Correlation of personality traits

Phrenology has long been debunked as pseudoscience.

From the OP:
Nerds
Poor social skills

Isn’t that by definition?

Subsequent to the OP I conceded that the way I phrased the question was based on faulty stereotypes, and this is one of them. However, you did not include the entire relevant portion:

the point of which was to examine why these two attributes correlate. In hindsight, this may be a false premise. I may have chosen some flawed examples to explain my question, but there are definitely other sets of seemingly unrelated personality traits that do correlate.

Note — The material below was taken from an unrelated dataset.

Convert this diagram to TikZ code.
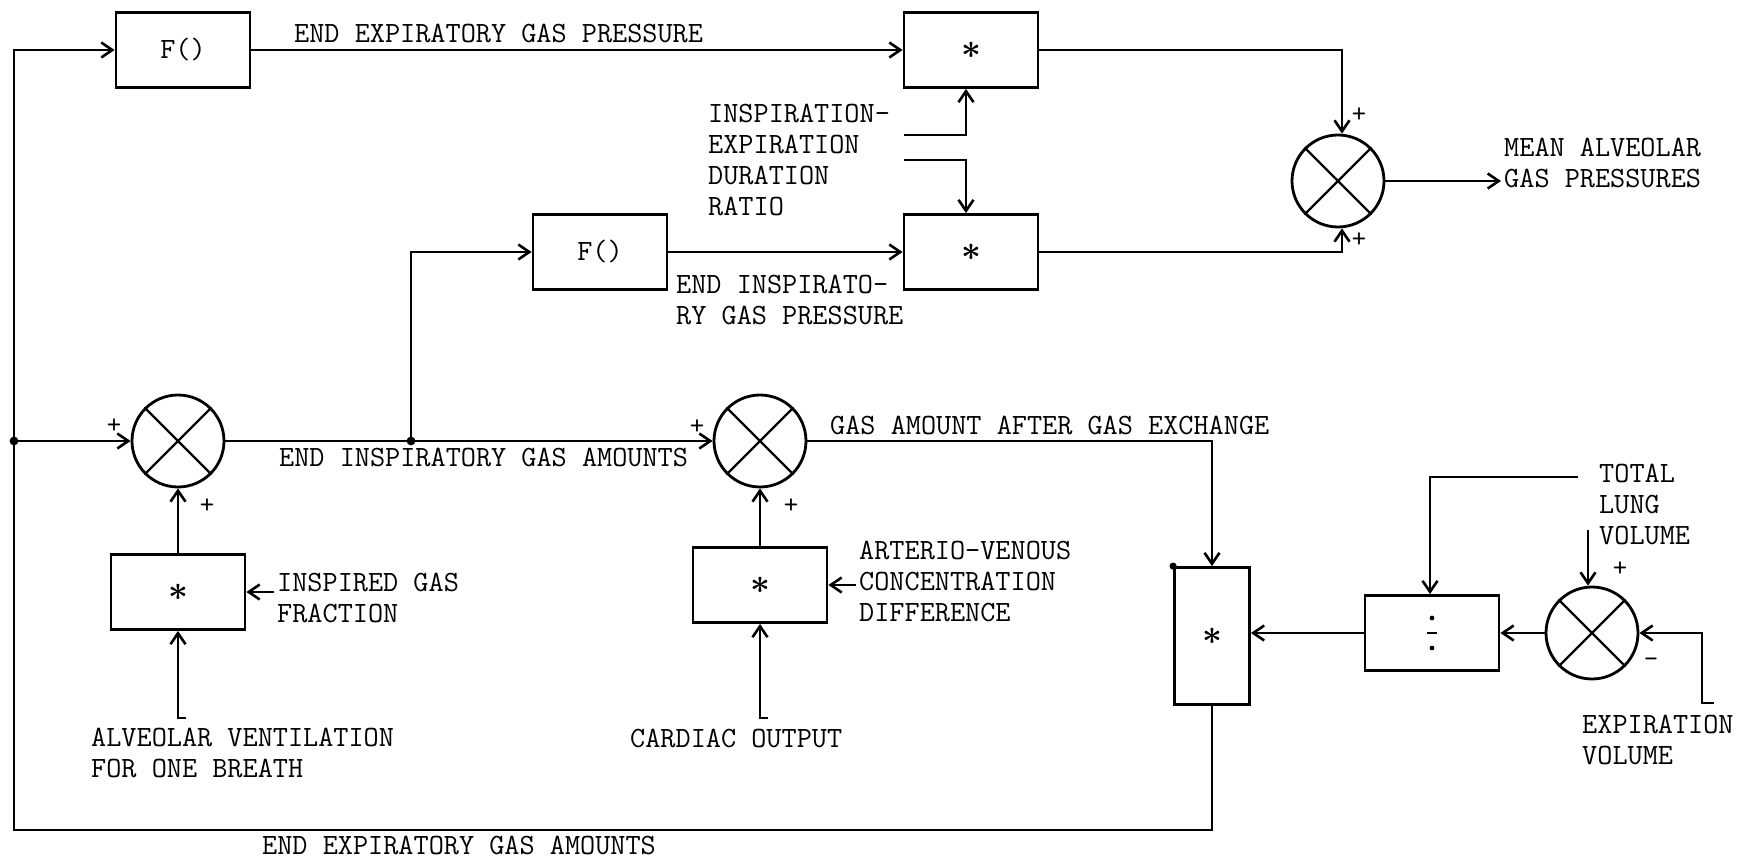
\documentclass[tikz,border=0pt]{standalone}
\usepackage{fontspec}
\usepackage{tikz}
\usetikzlibrary{arrows.meta}

\newcommand{\mulsym}{{\fontsize{19}{19}\selectfont\boldmath$\ast$}}

\tikzset{
  blk/.style={draw,line width=1.4pt,minimum width=67pt,minimum height=37.5pt,inner sep=0pt},
  tallblk/.style={blk,minimum width=37.5pt,minimum height=68.5pt},
  sumnode/.style={draw,circle,line width=1.4pt,minimum size=46pt,inner sep=0pt},
  txt/.style={align=left,inner sep=1pt,anchor=west},
  sgn/.style={font=\fontsize{14}{14}\selectfont\ttfamily,inner sep=0pt},
  wire/.style={line width=1.3pt,-{Straight Barb[length=5.5pt,width=7.5pt]}},
}

\begin{document}
\begin{tikzpicture}[x=0.5pt,y=-0.5pt,line width=1.2pt,
    font=\fontsize{14.7}{15.5}\selectfont\ttfamily]
  \useasboundingbox (0,0) rectangle (1740,861);
  % blocks
  \node[blk] (F1) at (183,50) {F()};
  \node[blk] (M1) at (971,50) {\mulsym};
  \node[blk] (F2) at (600,252) {F()};
  \node[blk] (M2) at (971,252) {\mulsym};
  \node[blk] (P1) at (178,592) {\mulsym};
  \node[blk] (P2) at (760,585) {\mulsym};
  \node[tallblk] (T) at (1212,636) {\mulsym};
  \node[blk] (D) at (1432,633) {};
  \foreach \dy in {-7.5pt,7.5pt}{\fill ([yshift=\dy]D.center) circle (1.2pt);}
  \draw ([xshift=-2.5pt]D.center) -- ([xshift=2.5pt]D.center);
  % summing junctions
  \foreach \n/\x/\y in {S1/178/441,S2/760/441,SM/1338/181,S3/1592/633}{
    \node[sumnode] (\n) at (\x,\y) {};
    \draw (\n.north east) -- (\n.south west) (\n.north west) -- (\n.south east);}
  % labels
  \node[txt] (eep) at (291,33) {END EXPIRATORY GAS PRESSURE};
  \node[txt] (ier) at (705,160) {INSPIRATION-\\EXPIRATION\\DURATION\\RATIO};
  \node[txt] (eip) at (673,300) {END INSPIRATO-\\RY GAS PRESSURE};
  \node[txt] (mag) at (1501,163) {MEAN ALVEOLAR\\GAS PRESSURES};
  \node[txt] (eia) at (276,457) {END INSPIRATORY GAS AMOUNTS};
  \node[txt] (gae) at (827,425) {GAS AMOUNT AFTER GAS EXCHANGE};
  \node[txt] (igf) at (274,598) {INSPIRED GAS\\FRACTION};
  \node[txt] (avd) at (856,581) {ARTERIO-VENOUS\\CONCENTRATION\\DIFFERENCE};
  \node[txt] (avb) at (88,753) {ALVEOLAR VENTILATION\\FOR ONE BREATH};
  \node[txt] (cao) at (627,738) {CARDIAC OUTPUT};
  \node[txt] (tlv) at (1596,504) {TOTAL\\LUNG\\VOLUME};
  \node[txt] (exv) at (1579,740) {EXPIRATION\\VOLUME};
  \node[txt] (eea) at (259,845) {END EXPIRATORY GAS AMOUNTS};
  \foreach \x/\y/\s [count=\i] in {114/426/+,697/427/+,207/506/+,791/506/+,
      1359/115/+,1359/240/+,1620/569/+,1651/663/-}{\node[sgn] (sg\i) at (\x,\y) {\s};}
  % connectors
  \coordinate (jl) at (14,441);
  \coordinate (bl) at (14,830);
  \coordinate (jm) at (411,441);
  \draw[wire] (T.south) |- (bl) |- (F1.west);
  \draw[wire] (jl) -- (S1.west);
  \draw[wire] (S1.east) -- (S2.west);
  \draw[wire] (jm) |- (F2.west);
  \foreach \c in {jl,jm}{\fill (\c) circle (2.2pt);}
  \draw[wire] (F1.east) -- (M1.west);
  \draw[wire] (F2.east) -- (M2.west);
  \draw[wire] (M1.east) -| ([xshift=2pt]SM.north);
  \draw[wire] (M2.east) -| ([xshift=2pt]SM.south);
  \draw[wire] (SM.east) -- (SM.east -| mag.west);
  \coordinate (ie1) at (904,135);
  \coordinate (ie2) at (904,160);
  \draw[wire] (ie1) -| ([xshift=-2.5pt]M1.south);
  \draw[wire] (ie2) -| ([xshift=-2.5pt]M2.north);
  \draw[wire] (P1.north) -- (S1.south);
  \draw[wire] (P2.north) -- (S2.south);
  \draw[wire] (igf.west |- P1.east) -- (P1.east);
  \draw[wire] (avd.west |- P2.east) -- (P2.east);
  \coordinate (av) at (178,718);
  \coordinate (co) at (760,718);
  \draw[wire] ([xshift=4pt]av) -- (av) -- (P1.south);
  \draw[wire] ([xshift=4pt]co) -- (co) -- (P2.south);
  \draw[wire] (S2.east) -| (T.north);
  \fill (T.north west) circle (1.8pt);
  \draw[wire] (D.west) -- (D.west -| T.east);
  \draw[wire] (S3.west) -- (D.east);
  \coordinate (tl) at (1578,477);
  \draw[wire] (tl) -| ([xshift=-1pt]D.north);
  \coordinate (lv) at (1588,530);
  \draw[wire] (lv) -- (lv |- S3.north);
  \coordinate (ev) at (1702,703);
  \draw[wire] ([xshift=6pt]ev) -- (ev) |- (S3.east);
\end{tikzpicture}
\end{document}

I’m sure you can find plenty of people with good math skills and poor social skills, but that is certainly a small subset of all people with either good math skills or poor social skills. If you get down to a small enough subset of traits you won’t just see correlation, you’ll probably see cause as well, but your set size has become too small to have significance for people in general. Your premise might be a combination of confirmation bias and the conjunction fallacy at work.

And more’s the pity, since that makes the practice of retrophrenology* ethically questionable.

*“Retrophrenology:
It works like this. Phrenology, as everyone knows, is a way of reading someone’s character, aptitude and abilities by examining the bumps and hollows on their head. Therefore - according to the kind of logical thinking that characterizes the Ankh-Morpork mind - it should be possible to mould someone’s character by giving them carefully graded bumps in all the right places. You can go into a shop and order an artistic temperament with a tendency to introspection and a side order of hysteria. What you actually get is hit on the head with a selection of different size mallets, but it creates employment and keeps the money in circulation, and that’s the main thing.”

― Terry Pratchett, Men at Arms

I have a theory.
People who are not likely to be introspective and questioning why they think the way they do. Will tend to be more narrow stereotypes.

And/or they happen to find success and fulfillment in a narrow range. Good for them. As long as they don’t bother my freedom to go other ways.